Friday, June 21, 2019
SCOTUS Decides North Carolina Department of Revenue v. The Kimberley Rice Kaestner 1992 Family Trust
Earlier today, June 21, 2019, the Supreme Court of the United States decided North Carolina Department of Revenue v. The Kimberley Rice Kaestner 1992 Family Trust. By a 9-0 margin (7 joining the majority and 2 strong concurring opinions), the court decided that North Carolina cannot tax nonresident trust payments.

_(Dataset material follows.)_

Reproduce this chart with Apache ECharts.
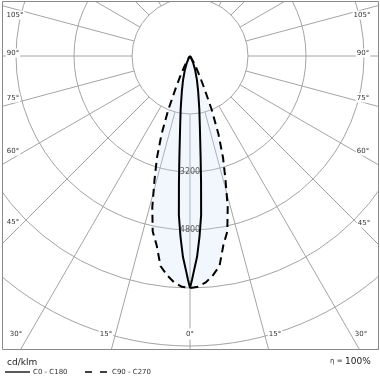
<!DOCTYPE html>
<html><head><meta charset="utf-8">
<script src="https://cdn.jsdelivr.net/npm/echarts@6/dist/echarts.min.js"></script>
<style>html,body{margin:0;padding:0;background:#fff}#c{width:380px;height:380px}</style>
</head><body><div id="c"></div>
<script>
// ---- data (cd/klm vs gamma angle, degrees) ----
const gammaC0 = [0, 0.5, 1, 2, 3, 4, 5, 6, 7, 8, 10, 13, 16, 20, 25, 30, 40];
const intensityC0 = [6400, 6180, 5950, 5550, 5000, 4400, 3500, 2800, 2300, 1950, 1480, 1000, 700, 420, 200, 80, 0];
const gammaC90 = [0, 2, 4, 6, 8, 10, 12, 14, 16, 18, 20, 22, 24, 26, 28, 30, 35, 40];
const intensityC90 = [6400, 6370, 6260, 6080, 5850, 5300, 4950, 4300, 3550, 2950, 2300, 1600, 950, 580, 350, 200, 60, 0];
const radiusLabelValues = [3200, 4800];
const angleLabelsLeft = ['105°', '90°', '75°', '60°', '45°', '30°', '15°'];
const angleLabelsRight = ['15°', '30°', '45°', '60°', '75°', '90°', '105°'];
const angleLabelBottom = '0°';
const legendNames = ['C0 - C180', 'C90 - C270'];
const unitLabel = 'cd/klm';
const efficiency = '100%';

// ---- layout ----
const CX = 190, CY = 56, RPX = 580, RMAX = 16000, RSTEP = 1600;
const leftLabelPos = [[15, 15], [13, 53], [13, 98], [13, 151], [13, 222], [16, 334], [106, 334]];
const rightLabelPos = [[275, 334], [361, 334], [364, 223], [363, 151], [363, 98], [363, 53], [362, 15]];

function mirror(g, v) {
  const pts = [];
  for (let i = g.length - 1; i >= 0; i--) pts.push([v[i], -g[i]]);
  for (let i = 1; i < g.length; i++) pts.push([v[i], g[i]]);
  return pts;
}

const series = [];
for (let a = -180; a < 180; a += 15) {
  series.push({
    type: 'line', coordinateSystem: 'polar', silent: true, symbol: 'none', z: 1,
    lineStyle: { color: '#a4a4a4', width: 1 },
    data: [[RSTEP, a], [RMAX, a]]
  });
}
series.push({
  name: legendNames[1], type: 'line', coordinateSystem: 'polar', symbol: 'none', z: 3,
  lineStyle: { color: '#000', width: 2, type: [8, 5] },
  areaStyle: { color: 'rgba(200,222,245,0.35)' },
  data: mirror(gammaC90, intensityC90)
});
series.push({
  name: legendNames[0], type: 'line', coordinateSystem: 'polar', symbol: 'none', z: 4,
  lineStyle: { color: '#000', width: 2 },
  data: mirror(gammaC0, intensityC0)
});
series.push({
  type: 'scatter', coordinateSystem: 'polar', symbolSize: 0, z: 5,
  data: radiusLabelValues.map(v => [v, 0]),
  label: { show: true, position: 'inside', formatter: p => String(p.value[0]),
           color: '#333', fontSize: 8, fontFamily: 'DejaVu Sans' }
});

const txt = (x, y, t, opt) => Object.assign({
  type: 'text', x, y, z: 110,
  style: Object.assign({ text: t, fill: '#333', font: '7px "DejaVu Sans"', align: 'center', verticalAlign: 'middle' }, opt || {})
});

const graphic = [
  { type: 'rect', z: 100, shape: { x: 0, y: 350, width: 380, height: 30 }, style: { fill: '#fff' } },
  { type: 'rect', z: 100, shape: { x: 0, y: 0, width: 3, height: 380 }, style: { fill: '#fff' } },
  { type: 'rect', z: 100, shape: { x: 0, y: 0, width: 380, height: 2 }, style: { fill: '#fff' } },
  { type: 'rect', z: 100, shape: { x: 379, y: 0, width: 1, height: 380 }, style: { fill: '#fff' } },
  { type: 'rect', z: 105, shape: { x: 2.5, y: 1.5, width: 376, height: 348 }, style: { fill: null, stroke: '#8a8a8a', lineWidth: 1 } }
];
angleLabelsLeft.forEach((t, i) => graphic.push(txt(leftLabelPos[i][0], leftLabelPos[i][1], t, { backgroundColor: '#fff', padding: [1, 1] })));
angleLabelsRight.forEach((t, i) => graphic.push(txt(rightLabelPos[i][0], rightLabelPos[i][1], t, { backgroundColor: '#fff', padding: [1, 1] })));
graphic.push(txt(190, 334, angleLabelBottom, { backgroundColor: '#fff', padding: [2, 2] }));
graphic.push(txt(7, 363, unitLabel, { align: 'left', font: '9px "DejaVu Sans"', fill: '#222' }));
graphic.push({ type: 'line', z: 110, shape: { x1: 5, y1: 372, x2: 30, y2: 372 }, style: { stroke: '#000', lineWidth: 1.3 } });
graphic.push(txt(33, 372, legendNames[0], { align: 'left' }));
graphic.push({ type: 'line', z: 110, shape: { x1: 85, y1: 372, x2: 108, y2: 372 }, style: { stroke: '#000', lineWidth: 1.3, lineDash: [7, 8] } });
graphic.push(txt(112, 372, legendNames[1], { align: 'left' }));
graphic.push(txt(330, 361, 'η =', { align: 'left' }));
graphic.push(txt(345, 362, efficiency, { align: 'left', font: '9px "DejaVu Sans"', fill: '#222' }));

const chart = echarts.init(document.getElementById('c'), null, { renderer: 'canvas' });
chart.setOption({
  animation: false,
  backgroundColor: '#fff',
  polar: { center: [CX, CY], radius: RPX },
  angleAxis: {
    type: 'value', min: -180, max: 180, startAngle: 90, clockwise: true,
    axisLine: { show: false }, axisTick: { show: false }, axisLabel: { show: false }, splitLine: { show: false }
  },
  radiusAxis: {
    type: 'value', min: 0, max: RMAX, interval: RSTEP,
    axisLine: { show: false }, axisTick: { show: false }, axisLabel: { show: false },
    splitLine: { show: true, lineStyle: { color: '#a4a4a4', width: 1 } }
  },
  series,
  graphic
});
</script></body></html>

Here is an excerpt from the opinion:
This case is about the limits of a State’s power to tax a trust. North Carolina imposes a tax on any trust income that “is for the benefit of ” a North Carolina resident. N. C. Gen. Stat. Ann. §105–160.2 (2017). The North Carolina courts interpret this law to mean that a trust owes income tax to North Carolina whenever the trust’s beneficiaries live in the State, even if—as is the case here—those beneficiaries received no income from the trust in the relevant tax year, had no right to demand income from the trust in that year, and could not count on ever receiving income from the trust. The North Carolina courts held the tax to be unconstitutional when assessed in such a case because the State lacks the minimum connection with the object of its tax that the Constitution requires. We agree and affirm. As applied in these circumstances, the State’s tax violates the Due Process Clause of the Fourteenth Amendment.